---- Material for the task
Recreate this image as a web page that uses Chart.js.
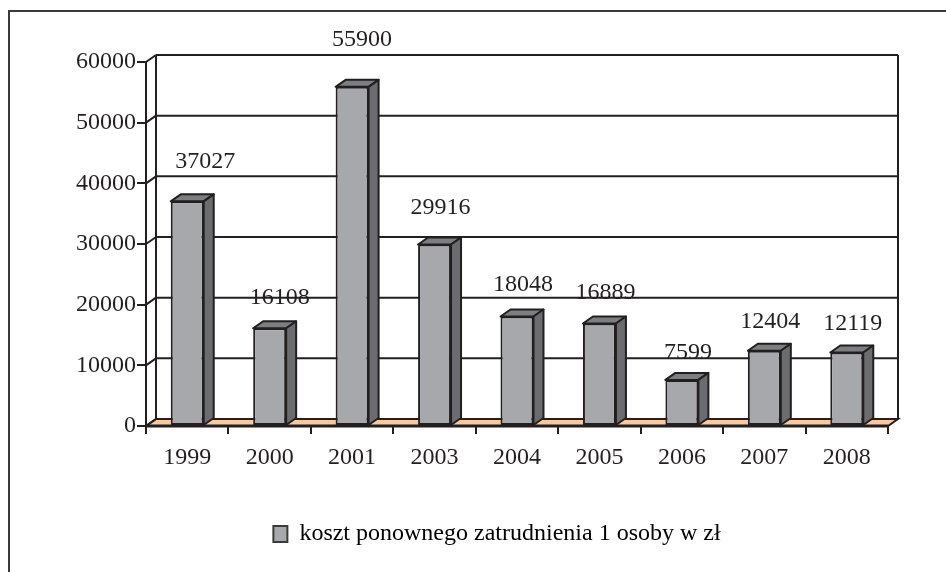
<!DOCTYPE html>
<html lang="pl">
<head>
    <meta charset="UTF-8">
    <title>Koszt ponownego zatrudnienia</title>
    <style>
        body {
            margin: 0;
            padding: 0;
            background: #ffffff;
        }

        .container {
            position: relative;
            width: 946px;
            height: 572px;
        }
    </style>
</head>
<body>
    <div class="container">
        <canvas id="barChart" width="946" height="572"></canvas>
    </div>

    <script src="https://cdn.jsdelivr.net/npm/chart.js"></script>
    <script>
        const years = ['1999', '2000', '2001', '2003', '2004', '2005', '2006', '2007', '2008'];
        const costs = [37027, 16108, 55900, 29916, 18048, 16889, 7599, 12404, 12119];
        const yTicks = [0, 10000, 20000, 30000, 40000, 50000, 60000];
        const seriesLabel = 'koszt ponownego zatrudnienia 1 osoby w zł';

        const ink = '#231f20';
        const depthX = 10, depthY = -7;

        Chart.defaults.font.family = "'Liberation Serif', 'Times New Roman', serif";
        Chart.defaults.font.size = 24;
        Chart.defaults.color = ink;

        function line(ctx, x1, y1, x2, y2) {
            ctx.beginPath();
            ctx.moveTo(x1, y1);
            ctx.lineTo(x2, y2);
            ctx.stroke();
        }

        function poly(ctx, pts, fill) {
            ctx.beginPath();
            ctx.moveTo(pts[0][0], pts[0][1]);
            for (let i = 1; i < pts.length; i++) ctx.lineTo(pts[i][0], pts[i][1]);
            ctx.closePath();
            ctx.fillStyle = fill;
            ctx.fill();
            ctx.stroke();
        }

        // walls, floor and gridlines of the excel-like 3d box
        const box3d = {
            id: 'box3d',
            afterLayout(chart) {
                // the original legend sits right of centre
                chart.legend.left += 53;
                chart.legend.right += 53;
            },
            beforeDraw(chart) {
                const ctx = chart.ctx;
                ctx.save();
                ctx.strokeStyle = '#3a3a3a';
                ctx.lineWidth = 2;
                line(ctx, 9, 11, 9, 572);
                line(ctx, 8, 11, 946, 11);
                ctx.restore();
            },
            beforeDatasetsDraw(chart) {
                const ctx = chart.ctx;
                const y = chart.scales.y;
                const a = chart.chartArea;
                const base = y.getPixelForValue(0);
                ctx.save();
                ctx.strokeStyle = ink;
                ctx.lineWidth = 2;

                poly(ctx, [[a.left, base], [a.right, base], [a.right + depthX, base + depthY], [a.left + depthX, base + depthY]], '#fbc99c');

                yTicks.forEach(v => {
                    const py = y.getPixelForValue(v);
                    line(ctx, a.left + depthX, py + depthY, a.right + depthX, py + depthY);
                    line(ctx, a.left, py, a.left + depthX, py + depthY);
                });
                const top = y.getPixelForValue(yTicks[yTicks.length - 1]);
                line(ctx, a.left + depthX, top + depthY, a.left + depthX, base + depthY);
                line(ctx, a.right + depthX, top + depthY, a.right + depthX, base + depthY);
                line(ctx, a.left, top, a.left, base);
                ctx.lineWidth = 3;
                line(ctx, a.left, base, a.right, base);
                ctx.restore();
            },
            afterDatasetsDraw(chart) {
                const ctx = chart.ctx;
                const y = chart.scales.y;
                const meta = chart.getDatasetMeta(0);
                ctx.save();
                ctx.strokeStyle = ink;
                ctx.lineWidth = 2;
                ctx.lineJoin = 'round';
                meta.data.forEach(bar => {
                    const p = bar.getProps(['x', 'y', 'base', 'width'], true);
                    const x0 = p.x - p.width / 2, x1 = p.x + p.width / 2;
                    poly(ctx, [[x0, p.y], [x0 + depthX, p.y + depthY], [x1 + depthX, p.y + depthY], [x1, p.y]], '#7d7e81');
                    poly(ctx, [[x1, p.y], [x1 + depthX, p.y + depthY], [x1 + depthX, p.base + depthY], [x1, p.base]], '#6b6c6f');
                });

                // excel lifts the 3d labels a bit more on taller bars
                ctx.fillStyle = ink;
                ctx.font = "24px 'Liberation Serif', 'Times New Roman', serif";
                ctx.textAlign = 'center';
                ctx.textBaseline = 'middle';
                meta.data.forEach((bar, i) => {
                    const ly = y.getPixelForValue(costs[i] * 1.068) - 24;
                    const shift = i === 0 ? 18 : (i < 3 ? 10 : 6);
                    ctx.fillText(String(costs[i]), bar.x + shift, ly);
                });
                ctx.restore();
            }
        };

        new Chart(document.getElementById('barChart'), {
            type: 'bar',
            data: {
                labels: years,
                datasets: [{
                    label: seriesLabel,
                    data: costs,
                    backgroundColor: '#a7a8ab',
                    borderColor: ink,
                    borderWidth: 2,
                    borderSkipped: false,
                    barPercentage: 0.4,
                    categoryPercentage: 1
                }]
            },
            options: {
                responsive: false,
                animation: false,
                layout: { padding: { top: 62, right: 58, bottom: 16, left: 0 } },
                plugins: {
                    tooltip: { enabled: false },
                    legend: {
                        position: 'bottom',
                        labels: {
                            boxWidth: 14,
                            boxHeight: 16,
                            padding: 10,
                            color: ink,
                            font: { size: 24 },
                            generateLabels() {
                                return [{
                                    text: seriesLabel,
                                    fillStyle: '#a7a8ab',
                                    strokeStyle: '#3a3a3a',
                                    lineWidth: 2,
                                    datasetIndex: 0
                                }];
                            }
                        }
                    }
                },
                scales: {
                    x: {
                        offset: true,
                        grid: { display: true, offset: true, drawOnChartArea: false, tickLength: 8, color: ink, lineWidth: 2 },
                        border: { display: true, color: ink, width: 2 },
                        ticks: { padding: 9, color: ink },
                        afterFit(scale) { scale.height = 86; }
                    },
                    y: {
                        min: 0,
                        max: 60000,
                        afterBuildTicks(scale) { scale.ticks = yTicks.map(v => ({ value: v })); },
                        grid: { drawOnChartArea: false, tickLength: 9, color: ink, lineWidth: 2 },
                        border: { display: true, color: ink, width: 2 },
                        ticks: { padding: 1, color: ink, callback: v => String(v) },
                        afterFit(scale) { scale.width = 146; }
                    }
                }
            },
            plugins: [box3d]
        });
    </script>
</body>
</html>
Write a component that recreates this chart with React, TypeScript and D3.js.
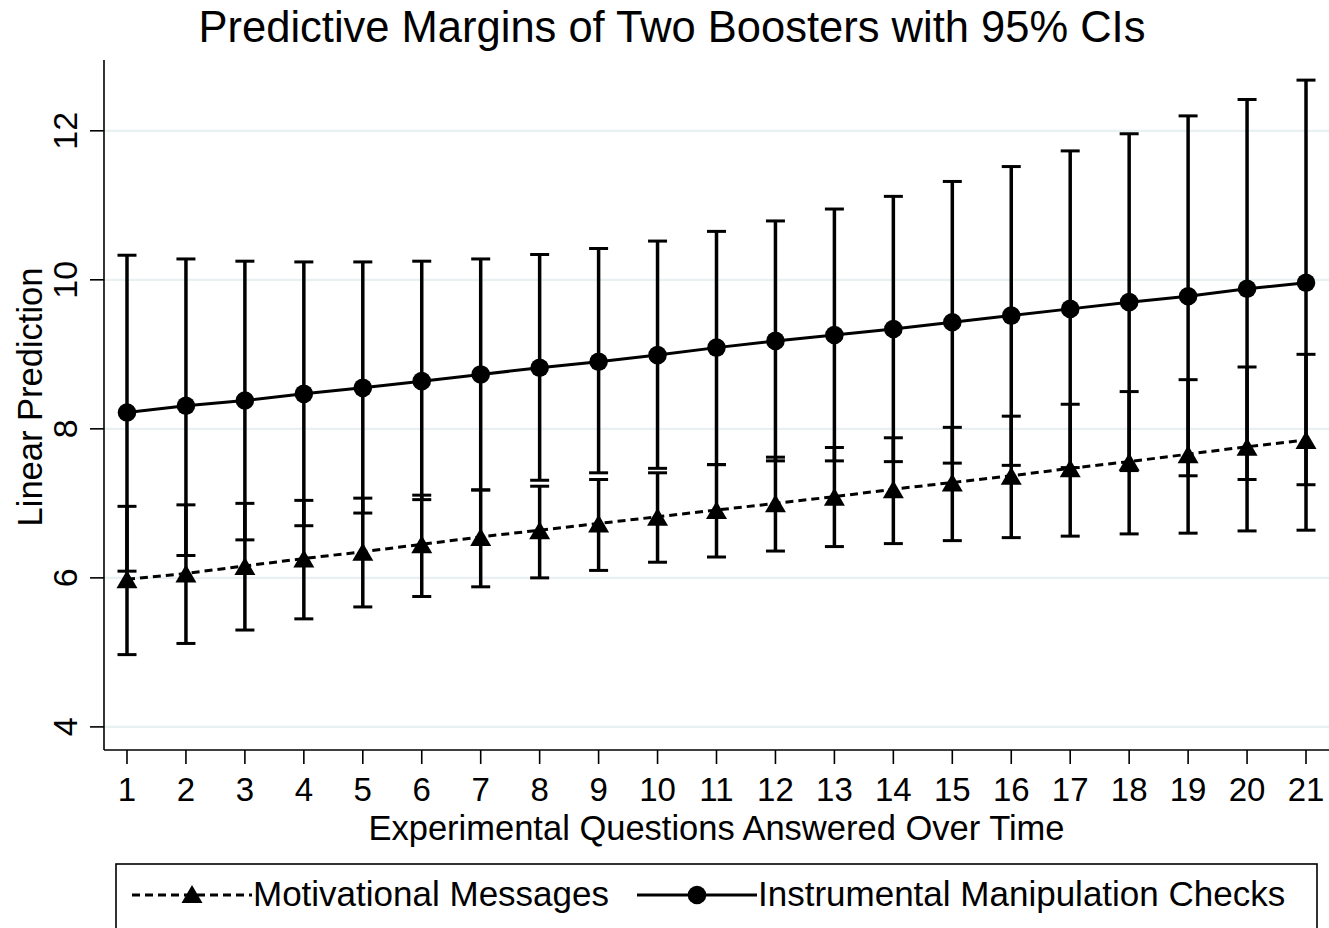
--------
-- What the task requires --
What count of lines in the listing contain the word "that"? Reply with the number only.

-- Task solution --
2